## Source data
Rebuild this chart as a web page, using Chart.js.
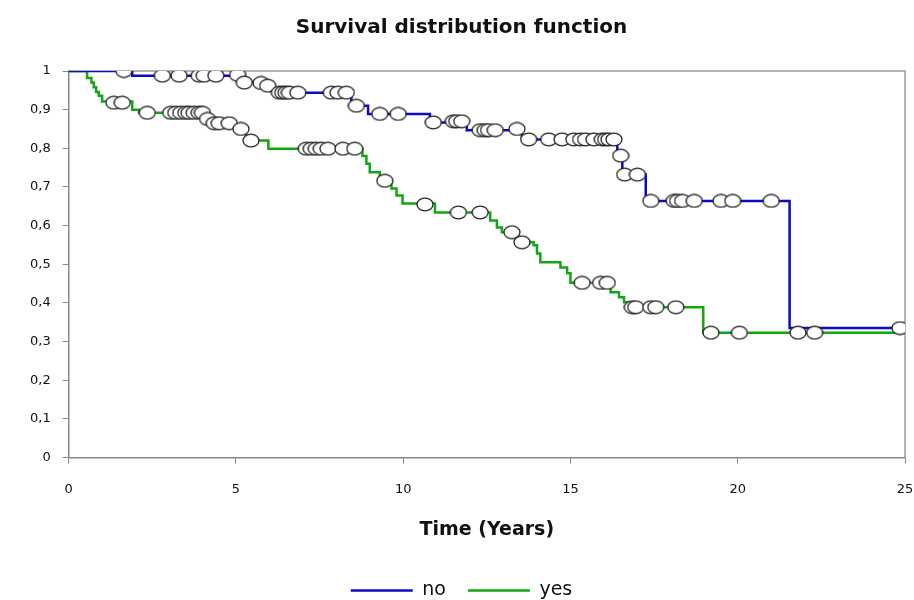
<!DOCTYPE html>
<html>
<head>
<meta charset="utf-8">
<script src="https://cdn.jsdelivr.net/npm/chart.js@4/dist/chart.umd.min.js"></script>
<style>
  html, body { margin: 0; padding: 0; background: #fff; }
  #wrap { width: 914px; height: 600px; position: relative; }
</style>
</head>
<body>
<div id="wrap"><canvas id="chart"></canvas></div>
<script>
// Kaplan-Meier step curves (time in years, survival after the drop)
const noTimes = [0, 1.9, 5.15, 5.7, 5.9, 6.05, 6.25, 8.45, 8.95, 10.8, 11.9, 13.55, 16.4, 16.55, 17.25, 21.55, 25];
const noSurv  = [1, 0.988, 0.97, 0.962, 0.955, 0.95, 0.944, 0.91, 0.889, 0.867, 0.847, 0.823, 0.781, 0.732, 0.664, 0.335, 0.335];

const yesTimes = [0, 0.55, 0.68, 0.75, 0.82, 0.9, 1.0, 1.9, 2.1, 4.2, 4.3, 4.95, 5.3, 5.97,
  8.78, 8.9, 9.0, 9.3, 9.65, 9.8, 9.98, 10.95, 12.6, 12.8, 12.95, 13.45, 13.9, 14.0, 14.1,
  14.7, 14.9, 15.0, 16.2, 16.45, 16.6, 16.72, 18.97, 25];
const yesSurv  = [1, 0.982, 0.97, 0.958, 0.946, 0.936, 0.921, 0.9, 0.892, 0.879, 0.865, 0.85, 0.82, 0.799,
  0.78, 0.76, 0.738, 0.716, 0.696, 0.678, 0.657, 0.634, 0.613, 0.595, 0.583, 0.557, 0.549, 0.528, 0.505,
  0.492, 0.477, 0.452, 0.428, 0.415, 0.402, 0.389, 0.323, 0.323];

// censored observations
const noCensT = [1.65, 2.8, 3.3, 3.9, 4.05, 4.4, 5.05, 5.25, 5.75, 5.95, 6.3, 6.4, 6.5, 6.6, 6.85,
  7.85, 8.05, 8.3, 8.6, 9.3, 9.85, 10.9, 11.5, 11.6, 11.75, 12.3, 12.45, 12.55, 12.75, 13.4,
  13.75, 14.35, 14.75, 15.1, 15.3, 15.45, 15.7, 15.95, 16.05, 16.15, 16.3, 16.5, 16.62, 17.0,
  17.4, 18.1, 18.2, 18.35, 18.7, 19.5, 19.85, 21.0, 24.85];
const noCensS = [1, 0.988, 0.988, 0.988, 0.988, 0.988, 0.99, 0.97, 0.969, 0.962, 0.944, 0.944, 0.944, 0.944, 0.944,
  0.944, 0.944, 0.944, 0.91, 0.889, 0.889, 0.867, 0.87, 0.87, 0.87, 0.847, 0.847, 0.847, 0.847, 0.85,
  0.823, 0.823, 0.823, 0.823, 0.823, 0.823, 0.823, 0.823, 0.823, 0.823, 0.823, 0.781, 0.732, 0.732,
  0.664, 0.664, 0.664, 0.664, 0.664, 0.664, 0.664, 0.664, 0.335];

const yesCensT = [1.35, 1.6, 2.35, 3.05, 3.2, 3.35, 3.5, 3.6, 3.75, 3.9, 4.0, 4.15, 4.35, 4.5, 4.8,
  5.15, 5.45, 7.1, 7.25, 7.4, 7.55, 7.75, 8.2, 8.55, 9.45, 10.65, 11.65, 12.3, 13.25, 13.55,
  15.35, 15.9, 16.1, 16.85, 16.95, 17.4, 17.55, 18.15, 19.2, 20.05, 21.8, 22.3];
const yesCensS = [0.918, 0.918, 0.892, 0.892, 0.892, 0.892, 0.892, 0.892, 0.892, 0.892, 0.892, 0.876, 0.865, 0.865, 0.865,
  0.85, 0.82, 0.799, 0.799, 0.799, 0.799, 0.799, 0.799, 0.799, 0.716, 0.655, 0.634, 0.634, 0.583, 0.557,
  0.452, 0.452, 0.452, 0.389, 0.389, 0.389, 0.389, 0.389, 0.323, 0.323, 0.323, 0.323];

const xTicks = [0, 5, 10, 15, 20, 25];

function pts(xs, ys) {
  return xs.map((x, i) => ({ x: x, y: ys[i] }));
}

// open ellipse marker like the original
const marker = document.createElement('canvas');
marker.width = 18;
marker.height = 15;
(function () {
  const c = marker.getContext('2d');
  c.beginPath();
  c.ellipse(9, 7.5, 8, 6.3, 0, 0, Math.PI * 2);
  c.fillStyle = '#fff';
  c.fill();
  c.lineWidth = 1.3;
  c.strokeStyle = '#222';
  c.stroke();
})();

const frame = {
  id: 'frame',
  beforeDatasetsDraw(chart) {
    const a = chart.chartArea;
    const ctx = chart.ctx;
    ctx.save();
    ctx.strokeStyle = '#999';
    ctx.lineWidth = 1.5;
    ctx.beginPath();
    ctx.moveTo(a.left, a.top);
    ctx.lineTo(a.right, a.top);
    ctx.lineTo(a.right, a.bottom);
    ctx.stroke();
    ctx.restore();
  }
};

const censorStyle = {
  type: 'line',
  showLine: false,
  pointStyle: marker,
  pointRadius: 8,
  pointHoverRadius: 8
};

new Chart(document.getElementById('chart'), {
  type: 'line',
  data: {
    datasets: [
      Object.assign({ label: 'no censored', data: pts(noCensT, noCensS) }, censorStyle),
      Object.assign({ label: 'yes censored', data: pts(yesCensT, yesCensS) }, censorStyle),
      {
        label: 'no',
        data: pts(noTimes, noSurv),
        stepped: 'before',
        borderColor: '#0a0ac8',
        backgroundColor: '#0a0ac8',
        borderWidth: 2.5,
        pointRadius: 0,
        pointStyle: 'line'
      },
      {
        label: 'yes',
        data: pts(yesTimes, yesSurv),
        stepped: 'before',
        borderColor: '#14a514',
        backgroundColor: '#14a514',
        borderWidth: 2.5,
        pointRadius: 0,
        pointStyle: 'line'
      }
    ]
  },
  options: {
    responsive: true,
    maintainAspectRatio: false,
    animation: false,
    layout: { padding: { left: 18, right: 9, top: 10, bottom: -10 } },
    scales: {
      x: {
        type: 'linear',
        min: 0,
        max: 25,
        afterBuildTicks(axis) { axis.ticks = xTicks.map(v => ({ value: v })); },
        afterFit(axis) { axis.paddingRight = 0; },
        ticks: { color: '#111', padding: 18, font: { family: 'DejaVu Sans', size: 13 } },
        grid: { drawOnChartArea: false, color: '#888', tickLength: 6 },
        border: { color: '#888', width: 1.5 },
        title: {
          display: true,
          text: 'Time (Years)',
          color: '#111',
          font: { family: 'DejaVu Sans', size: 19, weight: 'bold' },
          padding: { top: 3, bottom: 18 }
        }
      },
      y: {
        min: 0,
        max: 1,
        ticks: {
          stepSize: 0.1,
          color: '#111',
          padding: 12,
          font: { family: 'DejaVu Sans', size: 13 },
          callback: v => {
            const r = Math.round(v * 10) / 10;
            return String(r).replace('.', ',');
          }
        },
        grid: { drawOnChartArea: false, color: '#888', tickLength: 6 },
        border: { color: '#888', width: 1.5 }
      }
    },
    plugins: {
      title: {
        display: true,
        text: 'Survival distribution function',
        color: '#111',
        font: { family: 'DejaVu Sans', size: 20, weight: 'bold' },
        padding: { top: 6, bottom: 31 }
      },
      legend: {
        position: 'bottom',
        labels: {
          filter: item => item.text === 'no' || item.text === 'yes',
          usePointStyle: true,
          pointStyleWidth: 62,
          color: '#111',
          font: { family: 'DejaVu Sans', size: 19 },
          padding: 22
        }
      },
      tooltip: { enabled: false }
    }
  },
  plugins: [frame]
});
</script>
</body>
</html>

## Written instruction
Leave the pictures out and reproduce exactly the lines from the top of the listing above through the line with "0.492, 0.477, 0.452, 0.428, 0.415, 0.402, 0.389, 0.323, 0.323];".

## Complete output
Rebuild this chart as a web page, using Chart.js.
<!DOCTYPE html>
<html>
<head>
<meta charset="utf-8">
<script src="https://cdn.jsdelivr.net/npm/chart.js@4/dist/chart.umd.min.js"></script>
<style>
  html, body { margin: 0; padding: 0; background: #fff; }
  #wrap { width: 914px; height: 600px; position: relative; }
</style>
</head>
<body>
<div id="wrap"><canvas id="chart"></canvas></div>
<script>
// Kaplan-Meier step curves (time in years, survival after the drop)
const noTimes = [0, 1.9, 5.15, 5.7, 5.9, 6.05, 6.25, 8.45, 8.95, 10.8, 11.9, 13.55, 16.4, 16.55, 17.25, 21.55, 25];
const noSurv  = [1, 0.988, 0.97, 0.962, 0.955, 0.95, 0.944, 0.91, 0.889, 0.867, 0.847, 0.823, 0.781, 0.732, 0.664, 0.335, 0.335];

const yesTimes = [0, 0.55, 0.68, 0.75, 0.82, 0.9, 1.0, 1.9, 2.1, 4.2, 4.3, 4.95, 5.3, 5.97,
  8.78, 8.9, 9.0, 9.3, 9.65, 9.8, 9.98, 10.95, 12.6, 12.8, 12.95, 13.45, 13.9, 14.0, 14.1,
  14.7, 14.9, 15.0, 16.2, 16.45, 16.6, 16.72, 18.97, 25];
const yesSurv  = [1, 0.982, 0.97, 0.958, 0.946, 0.936, 0.921, 0.9, 0.892, 0.879, 0.865, 0.85, 0.82, 0.799,
  0.78, 0.76, 0.738, 0.716, 0.696, 0.678, 0.657, 0.634, 0.613, 0.595, 0.583, 0.557, 0.549, 0.528, 0.505,
  0.492, 0.477, 0.452, 0.428, 0.415, 0.402, 0.389, 0.323, 0.323];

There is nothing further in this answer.